The State Duma opened its fall session Tuesday looking to pass economic legislation that clarifies tough anti-monopoly regulations and puts further pressure on the country's rampant alcohol consumption.
In a bid to upgrade the country's antitrust practices, the Duma plans to pass the so-called third anti-monopoly package, which clarifies the previous, one-year set of laws in the field.
"This package is liberal compared with the second anti-monopoly package,” said Sergei Puzyrevsky, head of the legal department at the Federal Anti-Monopoly Service.
It would relieve companies of some liabilities that they are facing under the current legislation, he said. Rival companies that raise prices at about the same time without publicly announcing the move would avoid responsibility for concerted action, he said.
The new amendments will also carry clearer definitions of specific terms, including what constitutes a cartel, he said.
In addition, the third package would bind companies that the Federal Anti-Monopoly Service deems monopolies to hold tenders for any kind of purchase, said Yevgeny Fyodorov, chairman of the Duma's Economic Policy and Entrepreneurship Committee.
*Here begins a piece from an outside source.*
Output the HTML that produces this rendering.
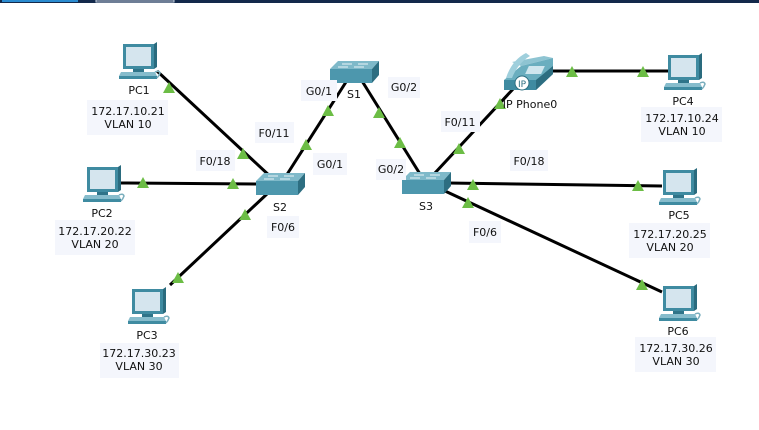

As far as the alcohol market is concerned, the pro-government Duma will try to curb consumption — a goal set by President Dmitry Medvedev — by helping crack down on cheap, illegal vodka, said Viktor Zvagelsky, a member of the Economic Policy and Entrepreneurship Committee.
The legislation will put a heavier emphasis on weeding out illegal liquor from retail sales, whereas previous efforts focused on wholesale and producers, he said.
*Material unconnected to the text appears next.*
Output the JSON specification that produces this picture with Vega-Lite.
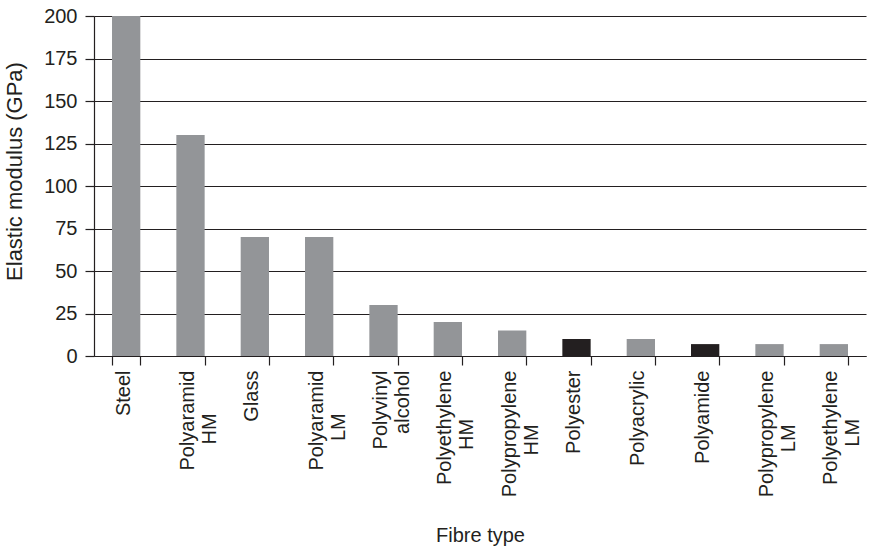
{
  "$schema": "https://vega.github.io/schema/vega-lite/v6.json",
  "autosize": "none",
  "padding": {"left": 94, "top": 16, "right": 3, "bottom": 192},
  "width": 772,
  "height": 340,
  "background": "white",
  "config": {
    "view": {"stroke": null},
    "font": "Liberation Sans",
    "axis": {"labelFont": "Liberation Sans", "titleFont": "Liberation Sans", "labelColor": "#231f20", "titleColor": "#231f20", "titleFontWeight": "normal"}
  },
  "data": {
    "values": [
      {"fibre": "Steel", "modulus": 200},
      {"fibre": "Polyaramid HM", "modulus": 130},
      {"fibre": "Glass", "modulus": 70},
      {"fibre": "Polyaramid LM", "modulus": 70},
      {"fibre": "Polyvinyl alcohol", "modulus": 30},
      {"fibre": "Polyethylene HM", "modulus": 20},
      {"fibre": "Polypropylene HM", "modulus": 15},
      {"fibre": "Polyester", "modulus": 10},
      {"fibre": "Polyacrylic", "modulus": 10},
      {"fibre": "Polyamide", "modulus": 7},
      {"fibre": "Polypropylene LM", "modulus": 7},
      {"fibre": "Polyethylene LM", "modulus": 7}
    ]
  },
  "mark": {"type": "bar"},
  "encoding": {
    "x": {
      "field": "fibre",
      "type": "nominal",
      "sort": null,
      "scale": {"paddingInner": 0.56, "paddingOuter": 0.28},
      "axis": {
        "title": "Fibre type",
        "titleFontSize": 20,
        "titleY": 185,
        "titleBaseline": "alphabetic",
        "labelAngle": -90,
        "labelAlign": "right",
        "labelBaseline": "middle",
        "labelFontSize": 20,
        "labelLineHeight": 22,
        "labelPadding": 5,
        "labelOffset": -3,
        "labelExpr": "length(split(datum.label, ' ')) == 2 ? [split(datum.label, ' ')[0], (length(split(datum.label, ' ')[0]) - length(split(datum.label, ' ')[1]) < 4) ? split(datum.label, ' ')[1] : split(datum.label, ' ')[1] + substring('\u00a0\u00a0\u00a0\u00a0\u00a0\u00a0\u00a0\u00a0\u00a0\u00a0\u00a0\u00a0', 0, round((5.4 * (length(split(datum.label, ' ')[0]) - length(split(datum.label, ' ')[1])) - 18) / 5.56)) + '\u2800'] : datum.label",
        "tickBand": "extent",
        "tickSize": 9,
        "tickColor": "#231f20",
        "tickWidth": 1.2,
        "domainColor": "#231f20",
        "domainWidth": 1.2,
        "grid": false
      }
    },
    "y": {
      "field": "modulus",
      "type": "quantitative",
      "scale": {"domain": [0, 200], "nice": false},
      "axis": {
        "title": "Elastic modulus (GPa)",
        "titleFontSize": 22,
        "titleX": -68,
        "titleY": 155,
        "titleBaseline": "bottom",
        "values": [0, 25, 50, 75, 100, 125, 150, 175, 200],
        "labelFontSize": 20,
        "labelPadding": 8,
        "tickSize": 9,
        "tickColor": "#231f20",
        "tickWidth": 1.2,
        "domainColor": "#231f20",
        "domainWidth": 1.2,
        "gridColor": "#231f20",
        "gridWidth": 1.2,
        "gridOpacity": 1
      }
    },
    "color": {
      "condition": {"test": "datum.fibre === 'Polyester' || datum.fibre === 'Polyamide'", "value": "#231f20"},
      "value": "#939598"
    }
  }
}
The measure would make it possible to track down illicit alcohol producers and reduce the amount of illegally produced vodka on store shelves to no more than 12 percent, compared with the current 50 percent, he said.
The goal of drastically reducing sales of illicit vodka in stores looks unrealistic, said Vadim Drobiz, director of the Research Center for Federal and Regional Alcohol Markets.
“I think it's impossible,” he said, adding that most vodka consumers are interested in whatever is cheapest, rather than legal production, which is subject to excise taxes. “Much depends on the consumer and his financial footing.”
Vodka producers now pay 75 percent of the excise duty, leaving the pure alcohol makers to pay 25 percent, Drobiz said. As part of the anti-alcohol campaign, the Duma plans to shift the responsibility for paying the excise duty on alcohol to the producers of pure alcohol from the producers of vodka, he said.
In another move, the Duma plans to classify beer as an alcoholic beverage, which means that beer with an alcohol content of more than 5 percent by volume would be banned from sale at the country's ubiquitous street kiosks, Zvagelsky said.
Under further amendments that the Duma plans to approve, producers of liquor, wine, beer and low alcohol-content drinks will pay a single excise duty on their products as of July next year, he said.
The Duma also plans to consider bills that would help modernize the Russian economy, another key Kremlin priority. One of them would give tax breaks and easier customs procedures to companies that do business in the Skolkovo innovation city, which is designed to become Russia's answer to Silicon Valley, Fyodorov said.
“We are actually gradually entering an economic revolution,” Fyodorov said separately in a statement from his committee, referring to a boost that Skolkovo will give to Russia's high-tech industry.
The Duma is going to consider easing the burden on small businesses as well by replacing mandatory licensing in some areas for liability insurance, the statement said.